Contractor vs Employee: What Is the Difference?

The distinction between employees and contractors has major legal and tax implications. Learn the key differences and how to classify workers correctly.

Key Takeaways

  • Employment status determines legal rights and tax obligations — misclassification carries serious risk
  • The key tests are: control, substitution, mutuality of obligation, and integration
  • Employees have extensive statutory rights; genuine contractors have fewer
  • Misclassifying employees as contractors is one of the most common and expensive employer mistakes

Why the distinction matters

Classification of a working relationship as employment, worker status, or self-employment has profound consequences for both parties. Employees have the most extensive rights: minimum wage, holiday pay, sick pay, parental leave, unfair dismissal protection after 2 years, and redundancy pay. Workers have fewer rights but still have National Minimum Wage, holiday pay, and rest break entitlements. Genuinely self-employed contractors have none of these statutory rights. Misclassifying an employee as self-employed to avoid these obligations is one of the most common and costly HR and tax mistakes.

The key employment status tests

Employment status is determined by the reality of the working relationship, not what the contract says. Key tests applied by employment tribunals and HMRC: Control (does the business control when, where, and how work is performed?), Substitution (can the individual send someone else to do the work?), Mutuality of obligation (is the business obliged to offer work and the individual obliged to accept it?), Integration (is the individual integrated into the business with a company email and defined role?), and Financial risk (does the individual risk their own capital or bear financial loss?). No single factor is determinative.

Practical implications of misclassification

If a tribunal or HMRC finds someone classified as a contractor was actually an employee, the business faces: backdated PAYE and National Insurance contributions (potentially years of unpaid tax plus interest and penalties), holiday pay claims (up to 2 years backdated), potential unfair dismissal or redundancy claims if the relationship has ended, and reputational damage. HMRC looks through contractual arrangements to the reality of the relationship — a well-drafted consultancy agreement does not protect against a finding of employment if the relationship looks like employment in practice.

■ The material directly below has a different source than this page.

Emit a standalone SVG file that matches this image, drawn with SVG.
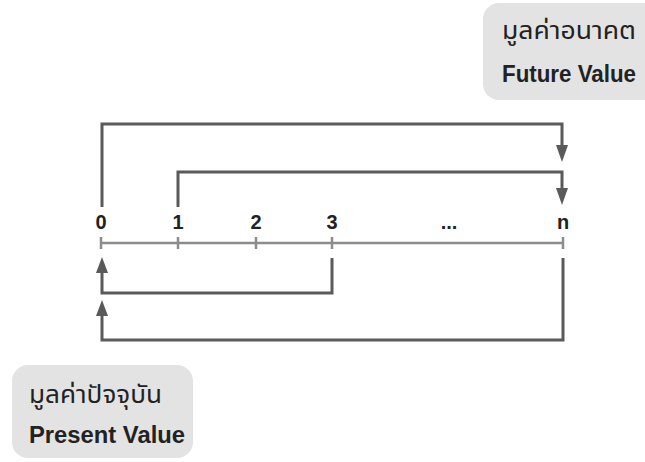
<svg xmlns="http://www.w3.org/2000/svg" width="645" height="462" viewBox="0 0 645 462">
<defs>
<style>
.box{fill:#e3e3e3;}
.t{font-family:"Liberation Sans","Noto Sans Thai","Noto Sans",Arial,sans-serif;font-weight:bold;fill:#222;}
.th{font-family:"Noto Sans Thai","Noto Sans","Liberation Sans",sans-serif;font-weight:normal;fill:#222;}
.lbl{font-size:20px;text-anchor:middle;}
.br{fill:none;stroke:#5a5a5a;stroke-width:3;}
.ax{fill:none;stroke:#8c8c8c;stroke-width:2.5;}
.ah{fill:#5a5a5a;}
</style>
</defs>
<rect width="645" height="462" fill="#ffffff"/>
<g id="future-value">
<rect class="box" x="483" y="3" width="178" height="97" rx="16"/>
<text class="th" x="502" y="39" font-size="24" textLength="134" lengthAdjust="spacingAndGlyphs">มูลค่าอนาคต</text>
<text class="t" x="502" y="82" font-size="23" textLength="134" lengthAdjust="spacingAndGlyphs">Future Value</text>
</g>
<g id="present-value">
<rect class="box" x="12" y="365" width="181" height="93" rx="16"/>
<text class="th" x="29" y="403" font-size="24" textLength="133" lengthAdjust="spacingAndGlyphs">มูลค่าปัจจุบัน</text>
<text class="t" x="29" y="443" font-size="23" textLength="156" lengthAdjust="spacingAndGlyphs">Present Value</text>
</g>
<g id="timeline">
<line class="ax" x1="101" y1="243" x2="563" y2="243"/>
<line class="ax" x1="101" y1="237" x2="101" y2="249"/>
<line class="ax" x1="178" y1="237" x2="178" y2="249"/>
<line class="ax" x1="256" y1="237" x2="256" y2="249"/>
<line class="ax" x1="332" y1="237" x2="332" y2="249"/>
<line class="ax" x1="563" y1="237" x2="563" y2="249"/>
<text class="t lbl" x="101" y="229">0</text>
<text class="t lbl" x="178" y="229">1</text>
<text class="t lbl" x="256" y="229">2</text>
<text class="t lbl" x="332" y="229">3</text>
<text class="t lbl" x="449" y="229">...</text>
<text class="t lbl" x="563" y="229">n</text>
</g>
<g id="connectors">
<path class="br" d="M102 207 V124 H562 V146"/>
<polygon class="ah" points="556,145 568,145 562,162"/>
<path class="br" d="M178 207 V172 H562 V189"/>
<polygon class="ah" points="556,188 568,188 562,205"/>
<path class="br" d="M332 258 V293 H102 V272"/>
<polygon class="ah" points="96,273 108,273 102,257"/>
<path class="br" d="M563 258 V340 H102 V315"/>
<polygon class="ah" points="96,316 108,316 102,300"/>
</g>
</svg>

When to use contractors legitimately

Genuine self-employment is appropriate when: the individual provides services to multiple clients simultaneously, sets their own hours and methods, bears genuine financial risk, has no ongoing obligation from the business, and exercises genuine substitution rights. Project-based work with a clear deliverable, specialist skills needed for a defined period, or services provided on a clearly commercial basis (the contractor invoices through their own company, provides their own equipment) are typically genuine contracting situations. When in doubt, seek employment law advice before engaging a long-term contractor.

The written contract

A well-drafted contract between a business and contractor should accurately reflect the genuine nature of the relationship and include: the specific project or deliverables (not an open-ended engagement), genuine substitution rights exercisable without the business's approval, no specification of hours or working location beyond what the project requires, clear payment on invoice terms (not salary-like monthly payments), and no requirement to follow the business's internal policies beyond what is strictly necessary for the project.